Не могу понять, что со мною делается. От преклонного ли возраста, действующего в нас вяло и лениво, от изнурительного ли болезненного состояния, от климата ли, производящего его, но я, просто, не успеваю ничего делать. Время летит так, как еще никогда не помню. Встаю рано, с утра принимаюсь за перо, никого к себе не впускаю, откладываю на сторону все {465} прочие дела, даже письма к людям близким,- и при всем том так немного из меня выходит строк! Кажется, просидел за работой не больше как час, смотрю на часы,- уже время обедать. Некогда даже пройтись и прогуляться... Конец делу еще не скоро, т. е. разумею конец "Мертвых душ". Все почти главы соображены и даже набросаны, но именно не больше, как набросаны; собственно написанных две-три и только. Я не знаю даже, можно ли творить быстро собственно художническое произведение.
Гоголь - Плетневу, 21 янв. 1850 г., из Москвы. Письма, IV, 293.
Гоголь очень весел, и, следовательно, трудится.
А. С. Хомяков - А. Н. Попову, в январе 1850 г., из Москвы. Соч. Хомякова, VIII, 192.
Москва чрезвычайно тиха и скучна... Гоголь живет и пуще всего заботится о своем здоровье.
А. И. Кошелев - А. Н. Попову, 1 февр. 1850 г., из Москвы. Рус. Арх., 1886, I, 353.
Болен, изнемогаю духом, требую молитв и утешения и не нахожу нигде. С болезнию моею соединилось такое нервическое волнение, что ни минуты не посидит мысль моя на одном месте и мечется, бедная, беспокойней самого больного.
Гоголь - А. О. Смирновой, в начале февр. 1850 г., из Москвы. Письма, IV, 296.
Почувствовал облегчение от болезни, в которой пробыл недели полторы.
Гоголь - В. А. Жуковскому, 28 февр. 1850 г. Письма, IV, 297.
Гоголь чуждался и бегал света. Застенчивость его простиралась до странности. Он не робел перед посторонними, а тяготился ими. Как только являлся гость. Гоголь исчезал из комнаты. Впрочем, он иногда еще бывал весел, читал по вечерам свои произведения, всегда прежние, и представлял, между прочим, в лицах своих нежинских учителей с такой комической силой, что присутствующие надрывались со смеха. Но жизнь его была суровая и печальная. По утрам он читал Иоанна Златоуста, потом писал и рвал все написанное, ходил очень много, был иногда прост до величия, иногда причудлив до ребячества. Я сохранил от этого времени много писем и документов, любопытных для определения его психической болезни. Гоголя я видел в последний раз в Москве, когда я ехал на Кавказ.
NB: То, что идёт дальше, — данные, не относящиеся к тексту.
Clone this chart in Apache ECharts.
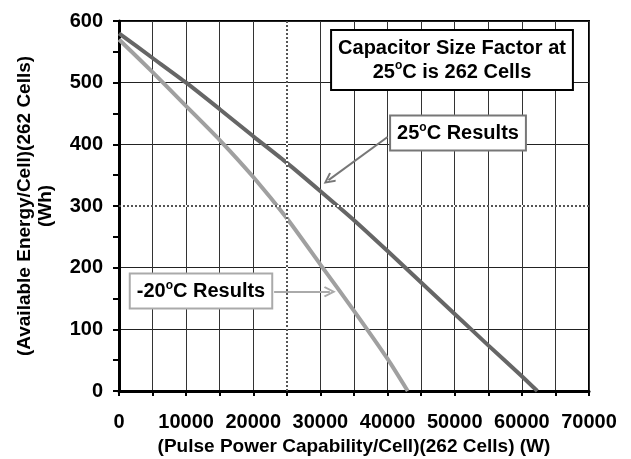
<!DOCTYPE html>
<html>
<head>
<meta charset="utf-8">
<script src="https://cdn.jsdelivr.net/npm/echarts@6/dist/echarts.min.js"></script>
<style>
  html, body { margin: 0; padding: 0; background: #fff; }
  #main { width: 631px; height: 459px; }
</style>
</head>
<body>
<div id="main"></div>
<script>
// pulse power per cell (W) and available energy per cell (Wh)
var power25 = [0, 5000, 10000, 15000, 20000, 25000, 30000, 35000, 40000, 45000, 50000, 55000, 60000, 62300];
var energy25 = [580, 540, 500, 457, 413, 370, 324, 277, 227, 176, 125, 74, 24, 0];
var powerM20 = [0, 5000, 10000, 15000, 20000, 25000, 30000, 35000, 40000, 43000];
var energyM20 = [570, 517, 462, 407, 347, 280, 205, 130, 52, 0];

var refPower = 25000;
var refEnergy = 300;

var FONT = "'Liberation Sans', Arial, sans-serif";
var chevron = 'path://M5,0 L10,9 L8.6,10 L5,3.5 L1.4,10 L0,9 Z';

function pairs(xs, ys) {
    var out = [];
    for (var i = 0; i < xs.length; i++) {
        out.push([xs[i], ys[i]]);
    }
    return out;
}

var chart = echarts.init(document.getElementById('main'));

var boxText = {
    n: { fontSize: 20, fontWeight: 'bold', fontFamily: FONT, fill: '#000', lineHeight: 24 },
    s: { fontSize: 12, fontWeight: 'bold', fontFamily: FONT, fill: '#000', lineHeight: 24, verticalAlign: 'top', padding: [0, 0, 8, 0] }
};

option = {
    animation: false,
    backgroundColor: '#fff',
    grid: {
        left: 119, right: 42, top: 21, bottom: 68,
        show: true, borderColor: '#000', borderWidth: 2,
        outerBoundsMode: 'none'
    },
    xAxis: {
        type: 'value',
        min: 0, max: 70000, interval: 10000,
        name: '(Pulse Power Capability/Cell)(262 Cells) (W)',
        nameLocation: 'middle',
        nameGap: 46,
        nameTextStyle: { fontSize: 19, fontWeight: 'bold', fontFamily: FONT, color: '#000' },
        axisLine: { lineStyle: { color: '#000', width: 3 } },
        axisTick: { show: true, length: 5, lineStyle: { color: '#000', width: 2 } },
        minorTick: { show: true, splitNumber: 2, length: 5, lineStyle: { color: '#000', width: 2 } },
        axisLabel: {
            margin: 21, fontSize: 20, fontWeight: 'bold', fontFamily: FONT, color: '#000',
            formatter: function (v) { return String(v); }
        },
        splitLine: { show: true, lineStyle: { color: '#333', width: 1 } },
        minorSplitLine: { show: true, lineStyle: { color: '#333', width: 1 } }
    },
    yAxis: {
        type: 'value',
        min: 0, max: 600, interval: 100,
        name: '(Available Energy/Cell)(262 Cells)\n(Wh)',
        nameLocation: 'middle',
        nameRotate: 90,
        nameGap: 63,
        nameTextStyle: { fontSize: 19, fontWeight: 'bold', fontFamily: FONT, color: '#000', lineHeight: 21, align: 'center' },
        axisLine: { show: true, lineStyle: { color: '#000', width: 3 } },
        axisTick: { show: true, length: 6, lineStyle: { color: '#000', width: 2 } },
        minorTick: { show: true, splitNumber: 2, length: 6, lineStyle: { color: '#000', width: 2 } },
        axisLabel: { margin: 16, fontSize: 20, fontWeight: 'bold', fontFamily: FONT, color: '#000' },
        splitLine: { show: true, lineStyle: { color: '#222', width: 1 } }
    },
    series: [
        {
            name: 'ref',
            type: 'line',
            data: [],
            z: 1,
            markLine: {
                silent: true,
                symbol: ['none', 'none'],
                label: { show: false },
                data: [
                    { xAxis: refPower, lineStyle: { color: '#fff', width: 2, type: 'solid' } },
                    { yAxis: refEnergy, lineStyle: { color: '#fff', width: 2, type: 'solid' } },
                    { xAxis: refPower, lineStyle: { color: '#555', width: 2, type: [2, 2] } },
                    { yAxis: refEnergy, lineStyle: { color: '#555', width: 2, type: [2, 2] } }
                ]
            }
        },
        {
            name: '25°C Results',
            type: 'line',
            data: pairs(power25, energy25),
            showSymbol: false,
            smooth: 0.2,
            z: 3,
            lineStyle: { color: '#666', width: 4 },
            markLine: {
                silent: true,
                symbol: ['none', chevron],
                symbolSize: [11, 12],
                label: { show: false },
                lineStyle: { color: '#777', width: 2, type: 'solid' },
                data: [[{ coord: [40000, 412] }, { coord: [31200, 342] }]]
            }
        },
        {
            name: '-20°C Results',
            type: 'line',
            data: pairs(powerM20, energyM20),
            showSymbol: false,
            smooth: 0.2,
            z: 3,
            lineStyle: { color: '#a0a0a0', width: 4 },
            markLine: {
                silent: true,
                symbol: ['none', chevron],
                symbolSize: [11, 12],
                label: { show: false },
                lineStyle: { color: '#aaa', width: 2, type: 'solid' },
                data: [[{ coord: [23100, 161] }, { coord: [31400, 161] }]]
            }
        }
    ],
    graphic: [
        {
            type: 'text', x: 452, y: 60, z: 10,
            style: {
                text: '{n|Capacitor Size Factor at}\n{n|25}{s|o}{n|C is 262 Cells}',
                rich: boxText, align: 'center', verticalAlign: 'middle',
                backgroundColor: '#fff', borderColor: '#000', borderWidth: 2,
                padding: [5, 6, 5, 6]
            }
        },
        {
            type: 'text', x: 458, y: 133, z: 10,
            style: {
                text: '{n|25}{s|o}{n|C Results}',
                rich: boxText, align: 'center', verticalAlign: 'middle',
                backgroundColor: '#fff', borderColor: '#777', borderWidth: 2,
                padding: [5, 6, 4, 6]
            }
        },
        {
            type: 'text', x: 201, y: 291, z: 10,
            style: {
                text: '{n|-20}{s|o}{n|C Results}',
                rich: boxText, align: 'center', verticalAlign: 'middle',
                backgroundColor: '#fff', borderColor: '#aaa', borderWidth: 2,
                padding: [5, 6, 4, 6]
            }
        }
    ]
};

chart.setOption(option);
</script>
</body>
</html>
Он пришел со мной проститься и начал говорить так сбивчиво, так отвлеченно, так неясно, что я ужаснулся, смешался и сказал ему что-то про самобытность Москвы. Тут лицо Гоголя прояснилось, искра прежнего веселья сверкнула в его глазах, и он рассказал мне по-гоголевски один в высшей степени забавный и типичный анекдот, которым, к сожалению, я с моими читательницами поделиться не могу. Но тотчас же после анекдота он снова опечалился, запутался в несвязной речи, и я понял, что он погиб. {466} Он страдал долго, страдал душевно - от своей неловкости, от своего мнимого безобразия, от своей застенчивости, от безнадежной любви, от своего бессилия перед ожиданиями русской грамотной публики, избравшей его своим кумиром. Он углублялся в самого себя, искал в религии спокойствия и не всегда находил; он изнемогал под силой своего призвания, принявшего в его глазах размеры громадные; томился тем, что непричастен к радостям, всем доступным, и изнывал между болезненным смирением и болезненной, несвойственной ему по природе гордостью.